Sec. 2: The June Board meeting shall be a transitional meeting between the outgoing and the newly elected officers. Business will be conducted as usual by the outgoing officers. Incoming officers will be duly installed and shall assume their duties during the June General Meeting.
Sec. 3: The date of the November General Meeting shall be designated as Founder’s Day.
Sec. 4: One General Meeting during BHNC’s fiscal year will be designated as a “Hosted Annual Event '' and limited to members only, with the expenses to be defrayed by BHNC.
Article IX – APPOINTMENTS
Sec. 1: The Executive Board shall appoint members as Appointed Officers, who shall be responsible for: Activities: For example: Hosted Annual Event, General Meeting / Luncheon RSVPs, Activities Publicity/Outreach: For example: Member Recruitment, New Member Greeting Content Creation: For example: Newsletter (editing), Website (webmaster) Communication Distribution: For example: Zoom, Email Communications, Print Newsletter Editor, Proofreading Additional Appointed Officers shall be appointed as the Executive Board may deem necessary.
Sec. 2: Any Member may chair a special committee with approval of the Executive Board. The President may invite any chair of a special committee to a Board meeting for comments without voting privileges. The plans of all committees, with the exception of the Nominating Committee, shall be presented to the entire Board for discussion and approval.
Sec. 3: The Executive Board can replace an Appointed Officer at its discretion.
Article X –METHOD OF VOTING
Sec. 1: The business of the Board shall be transacted by voice.
Article XI – RULES OF ORDER
Sec. 1: The rules contained in Robert’s Rules of Order shall govern BHNC in all cases to which they are applicable and consistent with BHNC’s by-laws or Standing Rules.
Article XII – AMENDMENTS
Sec. 1: The constitution and by-laws may be amended by the following procedures: a) Proposed amendments must be submitted in writing to the Board. b) Proposed amendments shall be approved by the Board. c) Proposed amendments approved by the Board shall be broadly presented to the membership via newsletter, website, email or any other method of communication. d) Proposed amendments, approved by the Board, shall be voted upon by the general membership in attendance at the next Hosted Annual Event and shall be approved by a majority written vote.
Article XIII – ACTIVITIES
Sec. 1: Any member in good standing is encouraged to join in BHNCs activities. On termination of membership in BHNC, the member will automatically be withdrawn from BHNC’s organized activities.
Sec. 2: No activity groups with outside governing boards shall be part of BHNC. Sec. 3: Non-members may only attend two activities per BHNC’s fiscal year. In addition, non-members may attend a maximum of two General Meetings/luncheons per BHNC’s fiscal year.
1. No advertising or commercially-oriented message shall be accepted for publication in any BHNC publication - whether newsletter, website, email or any other type of communication.
2. No member serving on the Nominating Committee may be nominated for an Executive Board position.

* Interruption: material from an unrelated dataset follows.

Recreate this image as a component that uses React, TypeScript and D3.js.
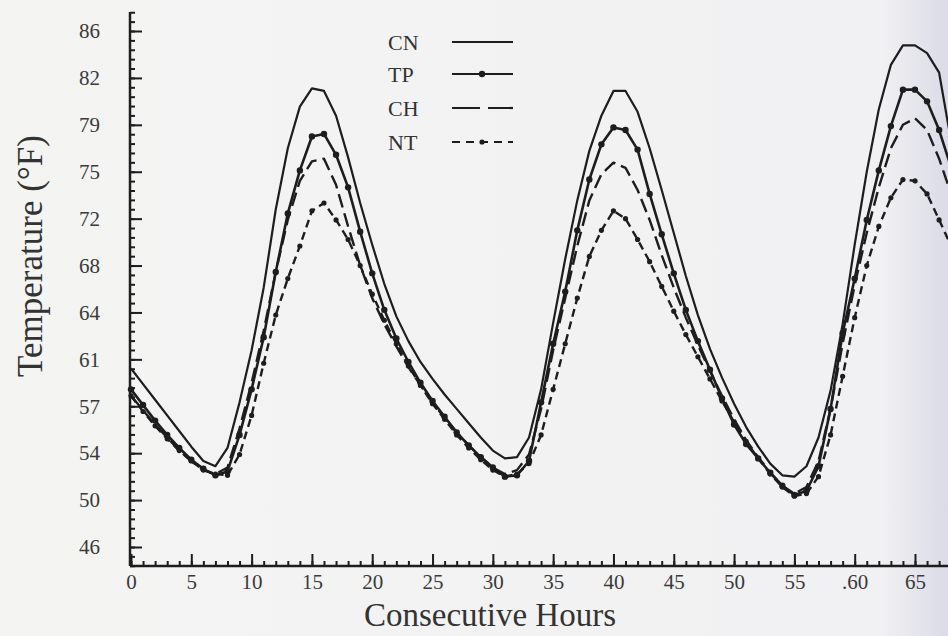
import React, { useRef, useEffect } from 'react';
import * as d3 from 'd3';

const W = 948;
const H = 636;

// hourly readings, hour 0..68
const hours = d3.range(0, 69);

const cn = [
  60.1, 58.9, 57.7, 56.5, 55.3, 54.1, 53.0, 52.6, 54.0, 57.5,
  61.5, 66.3, 72.3, 77.0, 80.2, 81.6, 81.4, 79.5, 76.3, 72.8,
  69.6, 66.6, 64.1, 62.2, 60.6, 59.3, 58.1, 57.0, 55.9, 54.8,
  53.8, 53.2, 53.3, 54.8, 58.5, 63.6, 68.5, 73.0, 76.8, 79.5,
  81.4, 81.4, 79.8, 77.0, 73.8, 70.5, 67.2, 64.2, 61.6, 59.4,
  57.4, 55.6, 54.1, 52.8, 51.9, 51.8, 52.6, 54.8, 58.4, 63.5,
  69.6, 75.2, 80.0, 83.4, 84.9, 84.9, 84.3, 82.8, 77.5,
];

const tp = [
  58.5, 57.3, 56.1, 55.0, 54.0, 53.1, 52.4, 51.9, 52.2, 55.0,
  58.5, 62.5, 67.5, 72.0, 75.3, 77.9, 78.1, 76.5, 74.0, 70.6,
  67.4, 64.6, 62.4, 60.6, 59.0, 57.6, 56.4, 55.2, 54.2, 53.3,
  52.5, 51.8, 51.9, 53.0, 57.5, 62.0, 66.0, 70.7, 74.6, 77.3,
  78.6, 78.4, 76.9, 73.5, 70.4, 67.4, 64.6, 62.2, 60.0, 57.8,
  55.8, 54.3, 53.2, 52.1, 51.1, 50.4, 50.7, 52.6, 57.0, 62.8,
  67.0, 71.5, 75.3, 78.7, 81.5, 81.5, 80.6, 78.4, 75.5,
];

const ch = [
  58.0, 56.9, 55.8, 54.8, 53.8, 53.0, 52.3, 52.0, 52.5, 55.5,
  59.0, 63.0, 67.5, 71.5, 74.5, 76.0, 76.2, 74.2, 71.0, 68.0,
  65.5, 63.5, 61.8, 60.2, 58.8, 57.5, 56.3, 55.2, 54.2, 53.3,
  52.5, 52.0, 52.3, 53.5, 57.0, 61.5, 65.5, 69.5, 73.0, 75.0,
  75.9, 75.5, 73.8, 71.5, 68.8, 66.3, 64.0, 61.9, 59.9, 58.0,
  56.2, 54.6, 53.3, 52.1, 51.1, 50.5, 51.0, 53.0, 57.0, 62.0,
  66.5, 70.5, 74.0, 77.0, 78.8, 79.3, 78.4, 76.2, 73.5,
];

const nt = [
  58.0, 56.8, 55.7, 54.7, 53.8, 53.0, 52.3, 52.0, 51.9, 53.5,
  56.5, 60.5, 64.2, 67.0, 69.5, 72.2, 72.8, 71.5, 70.0, 68.0,
  65.8, 63.8, 62.0, 60.3, 58.8, 57.4, 56.2, 55.0, 54.0, 53.1,
  52.3, 51.8, 52.0, 52.8, 55.0, 58.5, 62.0, 65.5, 68.7, 70.7,
  72.2, 71.6, 70.0, 68.3, 66.4, 64.5, 62.7, 61.0, 59.3, 57.6,
  56.0, 54.5, 53.2, 52.0, 51.0, 50.3, 50.5, 51.8, 55.0, 59.5,
  64.0, 68.0, 71.0, 73.2, 74.6, 74.5, 73.5, 71.5, 69.5,
];

const seriesNames = ['CN', 'TP', 'CH', 'NT'];

const xTickValues = [0, 5, 10, 15, 20, 25, 30, 35, 40, 45, 50, 55, 60, 65];
const xTickLabels = ['0', '5', '10', '15', '20', '25', '30', '35', '40', '45', '50', '55', '.60', '65'];

// the °F labels sit on an even 2 °C grid
const yTickCelsius = [30, 28, 26, 24, 22, 20, 18, 16, 14, 12, 10, 8];
const yTickLabels = ['86', '82', '79', '75', '72', '68', '64', '61', '57', '54', '50', '46'];

const FONT = '"Liberation Serif", "Times New Roman", serif';
const INK = '#1d1d1d';

const Chart = () => {
  const svgRef = useRef<SVGSVGElement | null>(null);

  useEffect(() => {
    const svg = d3.select(svgRef.current);
    svg.selectAll('*').remove();

    const toF = (c: number) => c * 9 / 5 + 32;

    const x = d3.scaleLinear().domain([0, 65]).range([131, 915]);
    const y = d3.scaleLinear().domain([86, 46.4]).range([31, 547]);

    // paper background
    const defs = svg.append('defs');
    const grad = defs.append('linearGradient').attr('id', 'paper').attr('x1', '0').attr('x2', '1').attr('y1', '0').attr('y2', '0');
    grad.append('stop').attr('offset', '0').attr('stop-color', '#f4f4f3');
    grad.append('stop').attr('offset', '0.93').attr('stop-color', '#f1f1f3');
    grad.append('stop').attr('offset', '1').attr('stop-color', '#dadbe6');
    svg.append('rect').attr('width', W).attr('height', H).attr('fill', 'url(#paper)');

    const axisBottomY = 566;
    const axisLeftX = 130;

    // x axis ticks (pointing up)
    const minorX = d3.range(0, 68);
    const gxMinor = svg.append('g').attr('transform', `translate(0, ${axisBottomY})`)
      .call(d3.axisBottom(x).tickValues(minorX).tickSize(-5).tickFormat(() => ''));
    const gxMajor = svg.append('g').attr('transform', `translate(0, ${axisBottomY})`)
      .call(d3.axisBottom(x).tickValues(xTickValues).tickSize(-12).tickPadding(8)
        .tickFormat((_d, i) => xTickLabels[i]));

    // y axis ticks (pointing right)
    const minorY = d3.range(18, 78).map(k => toF(k * 0.4));
    const gyMinor = svg.append('g').attr('transform', `translate(${axisLeftX}, 0)`)
      .call(d3.axisLeft(y).tickValues(minorY).tickSize(-5).tickFormat(() => ''));
    const gyMajor = svg.append('g').attr('transform', `translate(${axisLeftX}, 0)`)
      .call(d3.axisLeft(y).tickValues(yTickCelsius.map(toF)).tickSize(-12).tickPadding(30)
        .tickFormat((_d, i) => yTickLabels[i]));

    [gxMinor, gxMajor, gyMinor, gyMajor].forEach(g => {
      g.select('.domain').remove();
      g.selectAll('line').attr('stroke', INK).attr('stroke-width', 2);
      g.selectAll('text').attr('fill', '#3a3a3a').style('font-family', FONT).style('font-size', '21px');
    });

    // axis lines
    svg.append('line').attr('x1', axisLeftX).attr('x2', W).attr('y1', axisBottomY).attr('y2', axisBottomY)
      .attr('stroke', INK).attr('stroke-width', 2.5);
    svg.append('line').attr('x1', axisLeftX).attr('x2', axisLeftX).attr('y1', 12).attr('y2', axisBottomY)
      .attr('stroke', INK).attr('stroke-width', 2.5);

    // series
    const styles: Record<string, { dash: string | null; marker: number; width: number; legendDash: string | null }> = {
      CN: { dash: null, marker: 0, width: 2.2, legendDash: null },
      TP: { dash: null, marker: 3.2, width: 2.6, legendDash: null },
      CH: { dash: '14,6', marker: 0, width: 2.4, legendDash: '28,8' },
      NT: { dash: '8,5', marker: 2.6, width: 2.4, legendDash: '8,6' },
    };
    const data: Record<string, number[]> = { CN: cn, TP: tp, CH: ch, NT: nt };

    const line = d3.line<number>()
      .x((_d, i) => x(hours[i]))
      .y(d => y(d));

    seriesNames.forEach(name => {
      const s = styles[name];
      const values = data[name];
      svg.append('path')
        .datum(values)
        .attr('d', line)
        .attr('fill', 'none')
        .attr('stroke', INK)
        .attr('stroke-width', s.width)
        .attr('stroke-linejoin', 'round')
        .attr('stroke-dasharray', s.dash);
      if (s.marker > 0) {
        svg.append('g').selectAll('circle')
          .data(values)
          .join('circle')
          .attr('cx', (_d, i) => x(hours[i]))
          .attr('cy', d => y(d))
          .attr('r', s.marker)
          .attr('fill', INK);
      }
    });

    // legend
    const legend = svg.append('g');
    const legendY = [42, 74, 108, 142];
    seriesNames.forEach((name, i) => {
      const s = styles[name];
      legend.append('text')
        .attr('x', 388).attr('y', legendY[i]).attr('dy', '0.35em')
        .attr('fill', '#333').style('font-family', FONT).style('font-size', '22px')
        .text(name);
      legend.append('line')
        .attr('x1', 452).attr('x2', 513).attr('y1', legendY[i]).attr('y2', legendY[i])
        .attr('stroke', INK).attr('stroke-width', 2.2)
        .attr('stroke-dasharray', s.legendDash);
      if (s.marker > 0) {
        legend.append('circle').attr('cx', 482).attr('cy', legendY[i]).attr('r', s.marker).attr('fill', INK);
      }
    });

    // titles
    svg.append('text')
      .attr('transform', 'translate(42, 256) rotate(-90)')
      .attr('text-anchor', 'middle')
      .attr('fill', '#333').style('font-family', FONT).style('font-size', '35px')
      .text('Temperature (°F)');
    svg.append('text')
      .attr('x', 490).attr('y', 626)
      .attr('text-anchor', 'middle')
      .attr('fill', '#333').style('font-family', FONT).style('font-size', '33px')
      .text('Consecutive Hours');
  }, []);

  return <svg ref={svgRef} width={W} height={H} style={{ position: 'absolute', left: 0, top: 0 }} />;
};

export default function App() {
  return <Chart />;
}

3. Members who fail to cancel reservations within 48 hours of any General Meeting/luncheon or other BHNC functions will be charged the same.
4. Board meetings will be held on the Monday morning prior to the General Meeting for that month unless voted on by the Board at a prior Board meeting.
5. The President shall receive a gift of up to a value of $200 at the end of the President’s term of office.
6. The directory is furnished for the sole purpose of facilitating social contact among the membership and should not be otherwise employed without prior express written approval of the Board.